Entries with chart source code
## start
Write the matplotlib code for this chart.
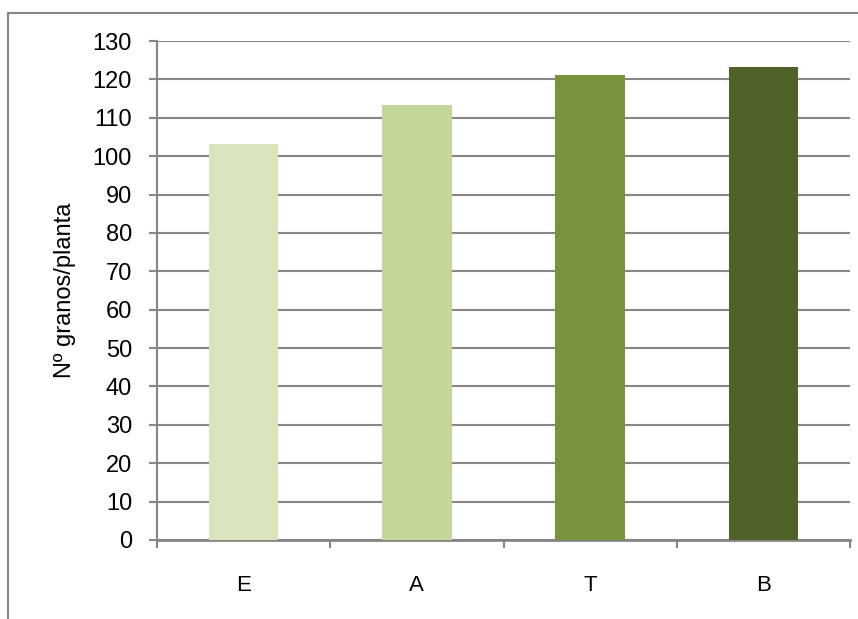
import matplotlib
matplotlib.use("Agg")
from matplotlib import pyplot as plt
from matplotlib.patches import Rectangle

# data
categories = ["E", "A", "T", "B"]
granos = [103.2, 113.3, 121.2, 123.2]
bar_colors = ["#d8e4bc", "#c4d79b", "#77933c", "#4f6228"]

plt.rcParams['font.family'] = ['Liberation Sans', 'DejaVu Sans']

W, H = 858, 619
fig = plt.figure(figsize=(W / 100, H / 100), dpi=100)
ax = fig.add_axes([157 / W, (H - 540) / H, (850 - 157) / W, (540 - 41) / H])

# chart area border (cropped at right/bottom in the reference)
fig.patches.append(Rectangle((8 / W, -0.05), 1.2, (H - 13) / H + 0.05,
                             transform=fig.transFigure, fill=False,
                             edgecolor="#868686", linewidth=1.5))

x = list(range(len(categories)))
ax.bar(x, granos, width=0.4, color=bar_colors, zorder=3)

ax.set_ylim(0, 130)
ax.set_xlim(-0.5, 3.5)
ax.set_yticks(range(0, 131, 10))
ax.yaxis.grid(True, color="#868686", linewidth=1.5, zorder=0)
ax.set_axisbelow(True)

ax.set_xticks(x)
ax.set_xticklabels(categories)
ax.set_xticks([-0.5, 0.5, 1.5, 2.5, 3.5], minor=True)
ax.tick_params(axis="x", which="major", length=0, pad=25, labelsize=16)
ax.tick_params(axis="x", which="minor", length=6, width=1.5, color="#868686", direction="out")
ax.tick_params(axis="y", length=6, width=1.5, color="#868686", labelsize=17, pad=12)

for side in ["top", "right"]:
    ax.spines[side].set_visible(False)
ax.spines["left"].set_color("#868686")
ax.spines["left"].set_linewidth(1.5)
ax.spines["bottom"].set_color("#868686")
ax.spines["bottom"].set_linewidth(2)

ax.set_ylabel("Nº granos/planta", fontsize=17, labelpad=12)

fig.savefig("out.png", dpi=100)
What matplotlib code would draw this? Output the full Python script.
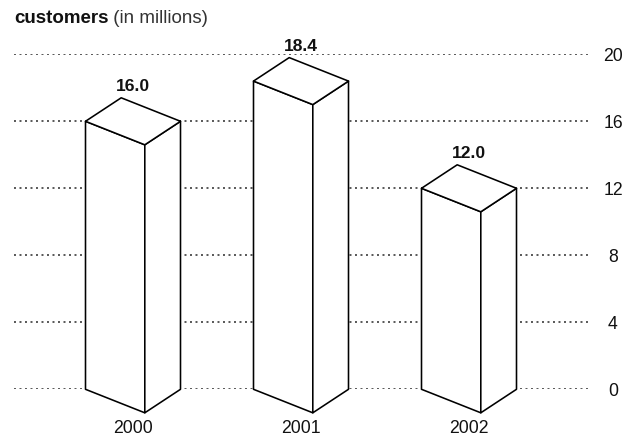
import matplotlib
matplotlib.use("Agg")
import matplotlib.pyplot as plt
from matplotlib.patches import Polygon

# ---- data ----
years = ["2000", "2001", "2002"]
customers = [16.0, 18.4, 12.0]
value_labels = ["16.0", "18.4", "12.0"]
yticks = [0, 4, 8, 12, 16, 20]
ytick_labels = ["0", "4", "8", "12", "16", "20"]
title_bold = "customers"
title_rest = " (in millions)"

W, H, DPI = 642, 438, 100
fig = plt.figure(figsize=(W / DPI, H / DPI), dpi=DPI)
fig.patch.set_facecolor("white")

NARROW = ["Liberation Sans Narrow", "DejaVu Sans Condensed", "Liberation Sans"]

# axes in pixel placement
ax_left_px, ax_right_px = 14, 588
y0_px, y20_px = 389.3, 54.3
ax = fig.add_axes([ax_left_px / W, (H - y0_px) / H,
                   (ax_right_px - ax_left_px) / W, (y0_px - y20_px) / H])
ax.set_facecolor("none")

px_per_unit_x = 168.0
center0_px = 133.0
ax.set_xlim(-(center0_px - ax_left_px) / px_per_unit_x,
            (ax_right_px - center0_px) / px_per_unit_x)
ax.set_ylim(0, 20)

for s in ax.spines.values():
    s.set_visible(False)
ax.set_xticks([])

# grid lines (dotted)
for t in yticks:
    ax.axhline(t, color="#2a2a2a", lw=1.1, ls=(0, (1.3, 2.3)), zorder=1)

# box geometry (style constants)
half_w = 47.5 / px_per_unit_x       # half horizontal width of the box
front_off = 59.3 / px_per_unit_x    # front corner offset from left corner
depth_dy = 23.5 / ((y0_px - y20_px) / 20.0)  # vertical offset of iso depth

edge_kw = dict(facecolor="white", edgecolor="black", lw=1.15,
               joinstyle="round", zorder=3, clip_on=False)

for i, v in enumerate(customers):
    xl = i - half_w
    xr = i + half_w
    xf = xl + front_off
    xb = xl + (xr - xf)
    LB, FB, RB = (xl, 0), (xf, -depth_dy), (xr, 0)
    LT, FT, RT, BT = (xl, v), (xf, v - depth_dy), (xr, v), (xb, v + depth_dy)
    ax.add_patch(Polygon([LB, FB, FT, LT], closed=True, **edge_kw))
    ax.add_patch(Polygon([FB, RB, RT, FT], closed=True, **edge_kw))
    ax.add_patch(Polygon([LT, FT, RT, BT], closed=True, **edge_kw))
    # value label above box
    ax.annotate(value_labels[i], xy=(i, v + depth_dy), xytext=(0, 6.5),
                textcoords="offset pixels", ha="center", va="baseline",
                fontsize=12.6, fontweight="bold", family="Liberation Sans",
                color="#111111", annotation_clip=False)
    # year label below box
    ax.annotate(years[i], xy=(i, -depth_dy), xytext=(0, -7),
                textcoords="offset pixels", ha="center", va="top",
                fontsize=12.7, family=NARROW,
                color="#111111", annotation_clip=False)

# right-hand tick labels
ax.yaxis.tick_right()
ax.set_yticks(yticks)
ax.set_yticklabels(ytick_labels, family=NARROW, fontsize=12.7, color="#111111")
ax.tick_params(axis="y", length=0, pad=(613 - ax_right_px) * 72 / DPI)
for lab in ax.get_yticklabels():
    lab.set_ha("center")

# title
t1 = fig.text(14 / W, (H - 23) / H, title_bold, fontsize=13.5,
              fontweight="bold", family="Liberation Sans", color="#111111",
              ha="left", va="baseline")
r = fig.canvas.get_renderer()
bb = t1.get_window_extent(renderer=r)
fig.text(bb.x1 / W, (H - 23) / H, title_rest, fontsize=13.5,
         family="Liberation Sans", color="#333333", ha="left", va="baseline")

fig.savefig("out.png", dpi=DPI)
## end
Pictures are excluded; copy every other part of the records exactly.

**IN RESPONSE**.
Write the matplotlib code for this chart.
import matplotlib
matplotlib.use("Agg")
from matplotlib import pyplot as plt
from matplotlib.patches import Rectangle

# data
categories = ["E", "A", "T", "B"]
granos = [103.2, 113.3, 121.2, 123.2]
bar_colors = ["#d8e4bc", "#c4d79b", "#77933c", "#4f6228"]

plt.rcParams['font.family'] = ['Liberation Sans', 'DejaVu Sans']

W, H = 858, 619
fig = plt.figure(figsize=(W / 100, H / 100), dpi=100)
ax = fig.add_axes([157 / W, (H - 540) / H, (850 - 157) / W, (540 - 41) / H])

# chart area border (cropped at right/bottom in the reference)
fig.patches.append(Rectangle((8 / W, -0.05), 1.2, (H - 13) / H + 0.05,
                             transform=fig.transFigure, fill=False,
                             edgecolor="#868686", linewidth=1.5))

x = list(range(len(categories)))
ax.bar(x, granos, width=0.4, color=bar_colors, zorder=3)

ax.set_ylim(0, 130)
ax.set_xlim(-0.5, 3.5)
ax.set_yticks(range(0, 131, 10))
ax.yaxis.grid(True, color="#868686", linewidth=1.5, zorder=0)
ax.set_axisbelow(True)

ax.set_xticks(x)
ax.set_xticklabels(categories)
ax.set_xticks([-0.5, 0.5, 1.5, 2.5, 3.5], minor=True)
ax.tick_params(axis="x", which="major", length=0, pad=25, labelsize=16)
ax.tick_params(axis="x", which="minor", length=6, width=1.5, color="#868686", direction="out")
ax.tick_params(axis="y", length=6, width=1.5, color="#868686", labelsize=17, pad=12)

for side in ["top", "right"]:
    ax.spines[side].set_visible(False)
ax.spines["left"].set_color("#868686")
ax.spines["left"].set_linewidth(1.5)
ax.spines["bottom"].set_color("#868686")
ax.spines["bottom"].set_linewidth(2)

ax.set_ylabel("Nº granos/planta", fontsize=17, labelpad=12)

fig.savefig("out.png", dpi=100)
What matplotlib code would draw this? Output the full Python script.
import matplotlib
matplotlib.use("Agg")
import matplotlib.pyplot as plt
from matplotlib.patches import Polygon

# ---- data ----
years = ["2000", "2001", "2002"]
customers = [16.0, 18.4, 12.0]
value_labels = ["16.0", "18.4", "12.0"]
yticks = [0, 4, 8, 12, 16, 20]
ytick_labels = ["0", "4", "8", "12", "16", "20"]
title_bold = "customers"
title_rest = " (in millions)"

W, H, DPI = 642, 438, 100
fig = plt.figure(figsize=(W / DPI, H / DPI), dpi=DPI)
fig.patch.set_facecolor("white")

NARROW = ["Liberation Sans Narrow", "DejaVu Sans Condensed", "Liberation Sans"]

# axes in pixel placement
ax_left_px, ax_right_px = 14, 588
y0_px, y20_px = 389.3, 54.3
ax = fig.add_axes([ax_left_px / W, (H - y0_px) / H,
                   (ax_right_px - ax_left_px) / W, (y0_px - y20_px) / H])
ax.set_facecolor("none")

px_per_unit_x = 168.0
center0_px = 133.0
ax.set_xlim(-(center0_px - ax_left_px) / px_per_unit_x,
            (ax_right_px - center0_px) / px_per_unit_x)
ax.set_ylim(0, 20)

for s in ax.spines.values():
    s.set_visible(False)
ax.set_xticks([])

# grid lines (dotted)
for t in yticks:
    ax.axhline(t, color="#2a2a2a", lw=1.1, ls=(0, (1.3, 2.3)), zorder=1)

# box geometry (style constants)
half_w = 47.5 / px_per_unit_x       # half horizontal width of the box
front_off = 59.3 / px_per_unit_x    # front corner offset from left corner
depth_dy = 23.5 / ((y0_px - y20_px) / 20.0)  # vertical offset of iso depth

edge_kw = dict(facecolor="white", edgecolor="black", lw=1.15,
               joinstyle="round", zorder=3, clip_on=False)

for i, v in enumerate(customers):
    xl = i - half_w
    xr = i + half_w
    xf = xl + front_off
    xb = xl + (xr - xf)
    LB, FB, RB = (xl, 0), (xf, -depth_dy), (xr, 0)
    LT, FT, RT, BT = (xl, v), (xf, v - depth_dy), (xr, v), (xb, v + depth_dy)
    ax.add_patch(Polygon([LB, FB, FT, LT], closed=True, **edge_kw))
    ax.add_patch(Polygon([FB, RB, RT, FT], closed=True, **edge_kw))
    ax.add_patch(Polygon([LT, FT, RT, BT], closed=True, **edge_kw))
    # value label above box
    ax.annotate(value_labels[i], xy=(i, v + depth_dy), xytext=(0, 6.5),
                textcoords="offset pixels", ha="center", va="baseline",
                fontsize=12.6, fontweight="bold", family="Liberation Sans",
                color="#111111", annotation_clip=False)
    # year label below box
    ax.annotate(years[i], xy=(i, -depth_dy), xytext=(0, -7),
                textcoords="offset pixels", ha="center", va="top",
                fontsize=12.7, family=NARROW,
                color="#111111", annotation_clip=False)

# right-hand tick labels
ax.yaxis.tick_right()
ax.set_yticks(yticks)
ax.set_yticklabels(ytick_labels, family=NARROW, fontsize=12.7, color="#111111")
ax.tick_params(axis="y", length=0, pad=(613 - ax_right_px) * 72 / DPI)
for lab in ax.get_yticklabels():
    lab.set_ha("center")

# title
t1 = fig.text(14 / W, (H - 23) / H, title_bold, fontsize=13.5,
              fontweight="bold", family="Liberation Sans", color="#111111",
              ha="left", va="baseline")
r = fig.canvas.get_renderer()
bb = t1.get_window_extent(renderer=r)
fig.text(bb.x1 / W, (H - 23) / H, title_rest, fontsize=13.5,
         family="Liberation Sans", color="#333333", ha="left", va="baseline")

fig.savefig("out.png", dpi=DPI)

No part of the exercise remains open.